O presidente do tribunal deve defender a manutenção do artigo 19, ponto central da discussão do Marco Civil da Internet, mas com novos requisitos de controle das redes sociais e da responsabilização das empresas.
O artigo 19, atualmente em vigor, define que a empresa só pode ser responsabilizada civilmente depois de descumprir decisão judicial para remoção de conteúdo.
Assim, alguém que se sinta lesado precisa notificar a plataforma e, em caso de negativa, ir à Justiça pedir a derrubada de alguma publicação. Se mesmo com determinação de um juiz a empresa manter no ar o post questionado, só aí pode ser punida.
O ministro deve manter o artigo 19 em uma tentativa de apresentar uma via mais delimitada em relação ao que é ou não é responsabilidade automática das plataformas. Ele também se preocupa, segundo relatos, em definir formas para que as empresas cuidem do ambiente digital, de forma geral.
Uma possibilidade seria a "interpretação conforme a Constituição", em que o artigo é mantido, mas ganha nova interpretação pelo Supremo.
Primeiro ministro a votar, Dias Toffoli propôs usar o artigo 21 do Marco Civil como parâmetro para a regulação.
O trecho deve, para ele, ser a regra geral para balizar a responsabilização das redes, prevendo apenas a necessidade de notificação da vítima ou de seu representante legal para que as empresas possam ser responsabilizadas por não terem agido.
Hoje esse item só se aplica a casos de violação de intimidade, com divulgação de imagens com nudez ou atos sexuais sem autorização. Toffoli propôs incluir vários outros temas nesse rol.
Entre eles, terrorismo ou preparação ao terrorismo, racismo, indução ao suicídio, violência contra criança ou adolescente e pessoas vulneráveis, violações contra a mulher, infração sanitária, tráfico de pessoas, divulgação de desinformação, especialmente as que influenciem nos processos eleitorais.
Grande parte das empresas, advogados e membros do governo esperavam que Toffoli fosse propor uma interpretação do artigo 19 do Marco Civil que criaria exceções para a imunidade das plataformas.
Luiz Fux acompanhou esse voto.
Barroso então pediu vista –mais tempo para análise– na última semana e pautou o retorno do julgamento já para esta quarta, invertendo o rito usual. Normalmente, o presidente da corte é o último a votar. Com o pedido, Barroso será o primeiro depois dos relatores e, assim, tem chance maior de influenciar os colegas.
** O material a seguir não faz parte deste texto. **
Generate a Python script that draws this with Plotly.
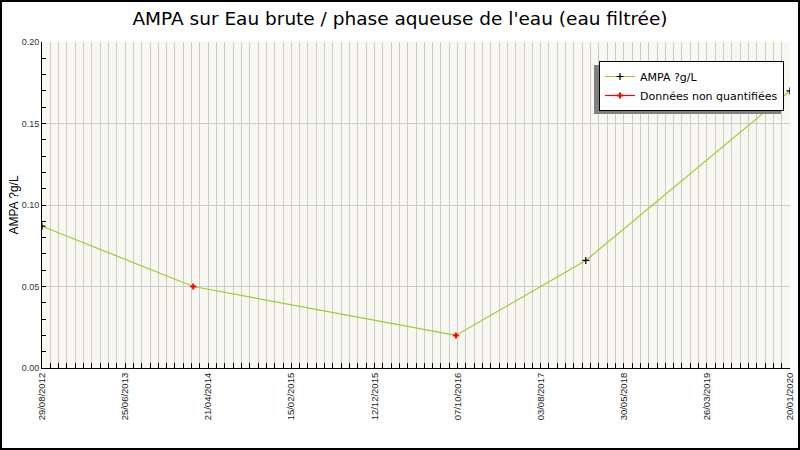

O ministro esperava concluir a análise do caso ainda neste ano, expectativa que deve ser frustrada. O voto de Toffoli tomou duas sessões e meia. Agora, faltam apenas duas sessões antes do recesso e ainda nove ministros para votar.
Ainda há no horizonte a possibilidade de um novo pedido de vista por outro ministro, interrompendo novamente o julgamento.
Sendo o primeiro a divergir, Barroso será o redator do acórdão (a decisão final da corte), caso a sua posição seja a vencedora.
O presidente da corte tem interesse no tema da tecnologia e da internet. Em agosto, por exemplo, lançou um livro sobre inteligência artificial e plataformas digitais.
"Esperei passar o período eleitoral para não termos uma decisão complexa como essa no meio das eleições. O Supremo vai traçar provisoriamente qual é o tipo de comportamento que deve gerar responsabilidade das plataformas e qual deve ser a proteção da liberdade de expressão", disse, no início do mês.
Em mais de uma ocasião, ainda, ele afirmou que a corte esperou a definição sobre o tema pelo Congresso Nacional, inclusive na abertura do julgamento.
"A matéria chegou ao Supremo já há algum tempo, O Supremo esperou para ver se o Congresso conseguia produzir um consenso nessa matéria. Não conseguiu até agora e os casos precisam ser julgados", afirmou em um encontro com jornalistas no último dia 9.
Na ocasião, o ministro disse que todo o mundo está preocupado em traçar, no ponto adequado, a linha entre a preservação da liberdade de expressão e preservação das democracias.
"A internet, da mesma forma que democratizou o acesso, também abriu avenidas para a desinformação, para o discurso de ódio, para ataques à democracia e para as teorias conspiratórias", disse.